» **Exercise objective**: Quote from the first line below through the line that contains "6.75, 5.3, 4.8];", both included, and leave the pictures out.

» **Material**:
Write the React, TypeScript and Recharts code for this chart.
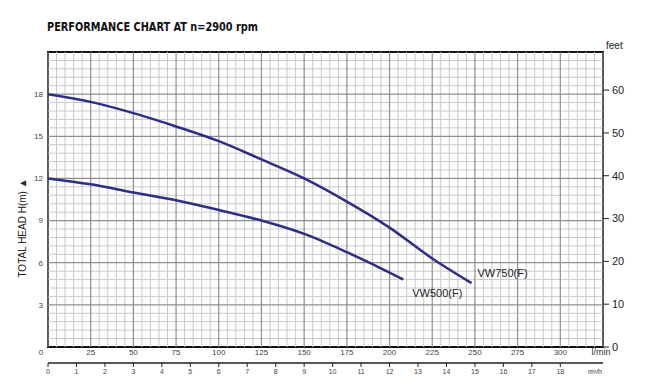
import React from "react";
import {
  ComposedChart,
  Line,
  ReferenceArea,
  ReferenceLine,
  XAxis,
  YAxis,
} from "recharts";

// Flow (l/min) / head (m)
const Q_750 = [0, 25, 50, 75, 100, 125, 150, 175, 200, 225, 248];
const H_750 = [18, 17.45, 16.65, 15.7, 14.65, 13.35, 12.0, 10.35, 8.5, 6.3, 4.55];
const Q_500 = [0, 25, 50, 75, 100, 125, 150, 175, 200, 208];
const H_500 = [12, 11.58, 11.0, 10.45, 9.75, 9.0, 8.05, 6.75, 5.3, 4.8];

const Q_TICKS = [0, 25, 50, 75, 100, 125, 150, 175, 200, 225, 250, 275, 300, 325];
const H_TICKS = [3, 6, 9, 12, 15, 18];
const FT_TICKS = [0, 10, 20, 30, 40, 50, 60];
const M3_TICKS = [0, 1, 2, 3, 4, 5, 6, 7, 8, 9, 10, 11, 12, 13, 14, 15, 16, 17, 18];

const Q_MAX = 325;
const H_MAX = 21;
const FT_PER_M = 3.28084;
const LPM_PER_M3H = 1000 / 60;

// grid every 5 l/min and 0.6 m, heavier every 25 l/min and 3 m
const MINOR_Q = Array.from({ length: Q_MAX / 5 + 1 }, (_, i) => i * 5).filter((q) => q % 25 !== 0);
const MINOR_H = Array.from({ length: 36 }, (_, i) => +(i * 0.6).toFixed(1)).filter((_, i) => i % 5 !== 0);

const toRows = (qs: number[], hs: number[]) => qs.map((q, i) => ({ q, h: hs[i] }));
const vw750 = toRows(Q_750, H_750);
const vw500 = toRows(Q_500, H_500);
const m3Rows = M3_TICKS.map((m3) => ({ m3 }));

const CURVE = "#2d2e84";
const MINOR = "#c9c9c9";
const MAJOR = "#8e8e8e";
const FONT = "'Liberation Sans', Arial, sans-serif";

function XTick(props: any) {
  const { x, y, payload } = props;
  const v = payload.value;
  if (v === Q_MAX) {
    return (
      <text x={x - 2} y={y} dy="0.71em" textAnchor="middle" fontSize={9} fill="#333" fontFamily={FONT}>
        l/min
      </text>
    );
  }
  return (
    <text x={v === 0 ? x - 7 : x} y={y} dy="0.71em" textAnchor="middle" fontSize={8} fill="#444" fontFamily={FONT}>
      {v}
    </text>
  );
}

const endLabel = (text: string, n: number, dx: number, dy: number) => (props: any) => {
  const { x, y, index } = props;
  if (index !== n - 1) return null;
  return (
    <text x={x + dx} y={y + dy} dy="0.35em" fontSize={11} fill="#222" fontFamily={FONT}>
      {text}
    </text>
  );
};

export default function App() {
  return (
    <div style={{ position: "absolute", left: 0, top: 0, width: 650, height: 386, background: "#fff" }}>
      <svg width={650} height={40} style={{ position: "absolute", left: 0, top: 0 }}>
        <text
          x={47}
          y={31}
          fontSize={12.5}
          fontWeight="bold"
          fill="#111"
          fontFamily="'Liberation Sans Narrow', 'Arial Narrow', 'DejaVu Sans Condensed', sans-serif"
          textLength={211}
          lengthAdjust="spacingAndGlyphs"
        >
          PERFORMANCE CHART AT  n=2900 rpm
        </text>
      </svg>
      <ComposedChart width={650} height={386} data={m3Rows} margin={{ top: 52, right: 0, bottom: 0, left: 0 }}>
        <XAxis
          xAxisId={0}
          type="number"
          dataKey="q"
          domain={[0, Q_MAX]}
          ticks={Q_TICKS}
          allowDataOverflow
          height={16}
          axisLine={false}
          tickLine={false}
          tickSize={0}
          tickMargin={2}
          tick={<XTick />}
        />
        <XAxis
          xAxisId={1}
          type="number"
          dataKey="m3"
          domain={[0, Q_MAX / LPM_PER_M3H]}
          ticks={M3_TICKS}
          allowDataOverflow
          height={23}
          axisLine={{ stroke: "#222", strokeWidth: 1.5 }}
          tickLine={{ stroke: "#222" }}
          tickSize={4}
          tickMargin={2}
          tick={{ fontSize: 7, fill: "#444", fontFamily: FONT }}
          label={(p: any) => {
            const vb = p.viewBox;
            return (
              <text x={vb.x + vb.width - 8} y={vb.y + 6} dy="0.71em" textAnchor="middle" fontSize={7} fill="#333" fontFamily={FONT}>
                m³/h
              </text>
            );
          }}
        />
        <YAxis
          yAxisId="h"
          type="number"
          domain={[0, H_MAX]}
          ticks={H_TICKS}
          allowDataOverflow
          width={48}
          axisLine={false}
          tickLine={false}
          tickSize={0}
          tickMargin={5}
          tick={{ fontSize: 8, fill: "#444", fontFamily: FONT }}
          label={(p: any) => {
            const vb = p.viewBox;
            const cx = vb.x + 22;
            const cy = vb.y + 176;
            return (
              <text
                x={cx}
                y={cy}
                transform={`rotate(-90 ${cx} ${cy})`}
                textAnchor="middle"
                dy="0.35em"
                fontSize={10}
                fill="#222"
                fontFamily="'Liberation Sans Narrow', 'Arial Narrow', sans-serif"
              >
                TOTAL HEAD H(m) ▲
              </text>
            );
          }}
        />
        <YAxis
          yAxisId="ft"
          orientation="right"
          type="number"
          domain={[0, H_MAX * FT_PER_M]}
          ticks={FT_TICKS}
          allowDataOverflow
          width={47}
          axisLine={false}
          tickLine={{ stroke: "#222" }}
          tickSize={6}
          tickMargin={3}
          tick={{ fontSize: 11, fill: "#222", fontFamily: FONT }}
          label={(p: any) => {
            const vb = p.viewBox;
            return (
              <text x={vb.x + 3} y={vb.y - 3} fontSize={10} fill="#222" fontFamily={FONT}>
                feet
              </text>
            );
          }}
        />

        {MINOR_Q.map((q) => (
          <ReferenceLine key={`mq${q}`} xAxisId={0} yAxisId="h" x={q} stroke={MINOR} strokeWidth={1} />
        ))}
        {MINOR_H.map((h) => (
          <ReferenceLine key={`mh${h}`} xAxisId={0} yAxisId="h" y={h} stroke={MINOR} strokeWidth={1} />
        ))}
        {Q_TICKS.map((q) => (
          <ReferenceLine key={`Mq${q}`} xAxisId={0} yAxisId="h" x={q} stroke={MAJOR} strokeWidth={1.2} />
        ))}
        {H_TICKS.map((h) => (
          <ReferenceLine key={`Mh${h}`} xAxisId={0} yAxisId="h" y={h} stroke={MAJOR} strokeWidth={1.2} />
        ))}
        <ReferenceArea
          xAxisId={0}
          yAxisId="h"
          x1={0}
          x2={Q_MAX}
          y1={0}
          y2={H_MAX}
          fill="none"
          fillOpacity={0}
          stroke="#111"
          strokeWidth={2}
          ifOverflow="visible"
        />

        <Line
          xAxisId={0}
          yAxisId="h"
          data={vw750}
          dataKey="h"
          type="monotone"
          stroke={CURVE}
          strokeWidth={2.5}
          dot={false}
          isAnimationActive={false}
          label={endLabel("VW750(F)", vw750.length, 6, -10)}
        />
        <Line
          xAxisId={0}
          yAxisId="h"
          data={vw500}
          dataKey="h"
          type="monotone"
          stroke={CURVE}
          strokeWidth={2.5}
          dot={false}
          isAnimationActive={false}
          label={endLabel("VW500(F)", vw500.length, 9, 14)}
        />
      </ComposedChart>
    </div>
  );
}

» **Exercise response**:
Write the React, TypeScript and Recharts code for this chart.
import React from "react";
import {
  ComposedChart,
  Line,
  ReferenceArea,
  ReferenceLine,
  XAxis,
  YAxis,
} from "recharts";

// Flow (l/min) / head (m)
const Q_750 = [0, 25, 50, 75, 100, 125, 150, 175, 200, 225, 248];
const H_750 = [18, 17.45, 16.65, 15.7, 14.65, 13.35, 12.0, 10.35, 8.5, 6.3, 4.55];
const Q_500 = [0, 25, 50, 75, 100, 125, 150, 175, 200, 208];
const H_500 = [12, 11.58, 11.0, 10.45, 9.75, 9.0, 8.05, 6.75, 5.3, 4.8];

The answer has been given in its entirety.